H-P Ousts Fiorina
Nat Worden
02/09/05 - 04:53 PM EST
Updated from 3:50 p.m. EST
Carly Fiorina was ousted Wednesday as chairman and chief executive of
Hewlett-Packard(HPQ), ending a stormy six-year tenure that was marred by the heretofore unsuccessful acquisition of Compaq Computer.
The shares rose $1.39, or 6.9%, to $21.53 Wednesday. They went as high as $22.26 earlier.
"While I regret the board and I have differences about how to execute H-P's strategy, I respect their decision," said Fiorina, one of the highest-profile female executives in the world.
Robert P. Wayman, the company's chief financial officer, was named chief executive on an interim basis. Patricia C. Dunn, a director, was named nonexecutive chairman.
"We thank Carly for her significant leadership over the past six years as we look forward to accelerating execution of the company's strategy," Dunn said.
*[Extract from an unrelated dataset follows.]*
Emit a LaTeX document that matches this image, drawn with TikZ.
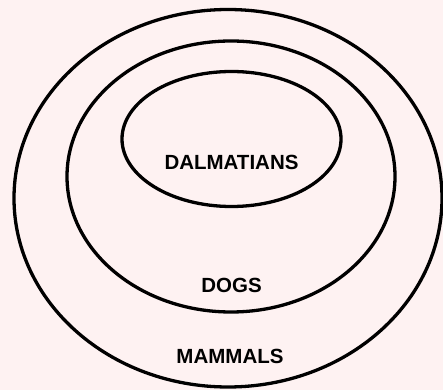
\documentclass[tikz,border=0pt]{standalone}
\usepackage{fontspec}
\setmainfont{Liberation Sans}
\usetikzlibrary{shapes.geometric}
\definecolor{bgpink}{RGB}{254,242,242}
\begin{document}
\begin{tikzpicture}[x=1pt,y=1pt,
  setring/.style={draw=black,line width=3.3pt,ellipse,inner sep=0pt,outer sep=0pt},
  setlabel/.style={font=\fontsize{20.5}{24}\selectfont\bfseries,text=black,inner sep=0pt}]
\fill[bgpink] (0,0) rectangle (443,390);
\useasboundingbox (0,0) rectangle (443,390);
\node[setring,minimum width=428pt,minimum height=377.5pt] (mammals) at (228,191.75) {};
\node[setring,minimum width=328pt,minimum height=271pt] (dogs) at (231,213.5) {};
\node[setring,minimum width=219pt,minimum height=135pt] (dalmatians) at (231.5,251) {};
\node[setlabel] (tdal) at (231.5,228) {DALMATIANS};
\node[setlabel] (tdogs) at (231.5,105) {DOGS};
\node[setlabel] (tmam) at (230,34) {MAMMALS};
\end{tikzpicture}
\end{document}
The company will begin looking for a permanent replacement immediately.
Fiorina's ouster comes about a month after the Hewlett-Packard board indicated it planned a modified role for the CEO in which some of her day-to-day duties would be transferred to other executives. Many believed the move would spare Fiorina the ax. H-P also recently announced it would combine its hugely profitable printer business with the less-successful personal computer division.
It was that division the former
Lucent(LU) executive hoped to salvage with the May 2002 acquisition of Compaq, a $24 billion all-stock deal that doubled H-P's revenue and eventually lifted the company's profitability. H-P earned $3.5 billion on revenue of $80 billion in fiscal 2004 and said in its release Wednesday that it expects to match Wall Street estimates for the first quarter.
But while Fiorina's marketing savvy helped push the Compaq deal through with institutional shareholders, critics charged she lacked the operational talent needed to pull off the integration of the two computer pioneers. H-P's stock ended May 2002 at just over $18 and closed Tuesday at $20.14.
CIBC World Markets analyst Ali Irani said that in the short term, the ouster removes the "Carly discount" from the stock.
"She's been a controversial figure, and many investors have felt that she has not set forth with sufficient credibility a path for a sustainable trajectory for the company," Irani said. "The long-term implications of this move depend entirely on who the new replacement CEO will be."
Wednesday's news undoubtedly will empower voices that have called for the separation of Hewlett-Packard's printing business from the personal computer division, a strategy that got a boost in December when
IBM(IBM) sold its PC division to China's
Lenovo Group. Advocates say Hewlett-Packard's printer business, which by some estimates commands 40% of its market, could trade for more than $20 a share on its own.
Based on the current Thomson First Call consensus, H-P shares currently fetch about 13.3 times estimated 2005 earnings. By contrast,
Lexmark(LXK), a pure-play printer and supplies business, trades for 18.6 times the 2005 Wall Street consensus.
Still, separating the printer and PC businesses will be difficult just months after the decision to combine them. One analyst said the tenor of Fiorina's dismissal suggests a spinoff isn't in the cards.
"Our understanding is that Carly Fiorina stepping down as CEO comes from an operational and performance difference with H-P's board rather than a strategic one," wrote Goldman Sachs analyst Laura Conigliaro. "The implication seems to be that this would not result in a move to either split up or merge the company."
(Conigliaro doesn't own shares in H-P, but Goldman does have an investment-banking relationship with the company.)
Rod Bare, an analyst at Morningstar, said the board's hands are probably tied.
"They've already looked at splitting up the company, and they've probably decided they're unable to," Bare said. "It would be impossible to, perhaps. They're so intertwined. It would be so incredibly painful that they're probably stuck with the mix that they have."
While a lightning rod for controversy, Fiorina was not without success at H-P. The company got positive headlines when it released its version of the
Apple(AAPL) iPod and outlined an innovative storage strategy aimed at stemming inroads from
Dell(DELL) and
EMC(EMC). Fiorina's critics were largely quieted in early 2004 when the company reported a string of earnings beats.
But the good news came to an abrupt end in mid-August when the company warned that both third- and fourth-quarter earnings would badly miss estimates because of execution issues in its server and storage division.
The stock fell 17% on Aug. 12.
In a conference call, Wayman said the August blowup is the kind of earnings volatility H-P needed to cure.
"What we really have to drive for is a coordinated set of resources that can compete each and every day and not have the kind of disappointment that we had last year," he said.
Still, others say getting smooth earnings from H-P's disparate portfolio will be prohibitively hard.
"The problem here is the economics of the whole tech sector," said Morningstar's Bare. "It's moving into maturity. It's not a growth industry, so they're doing the best with what they have. Sometimes the economics of an industry can just steamroll right over you."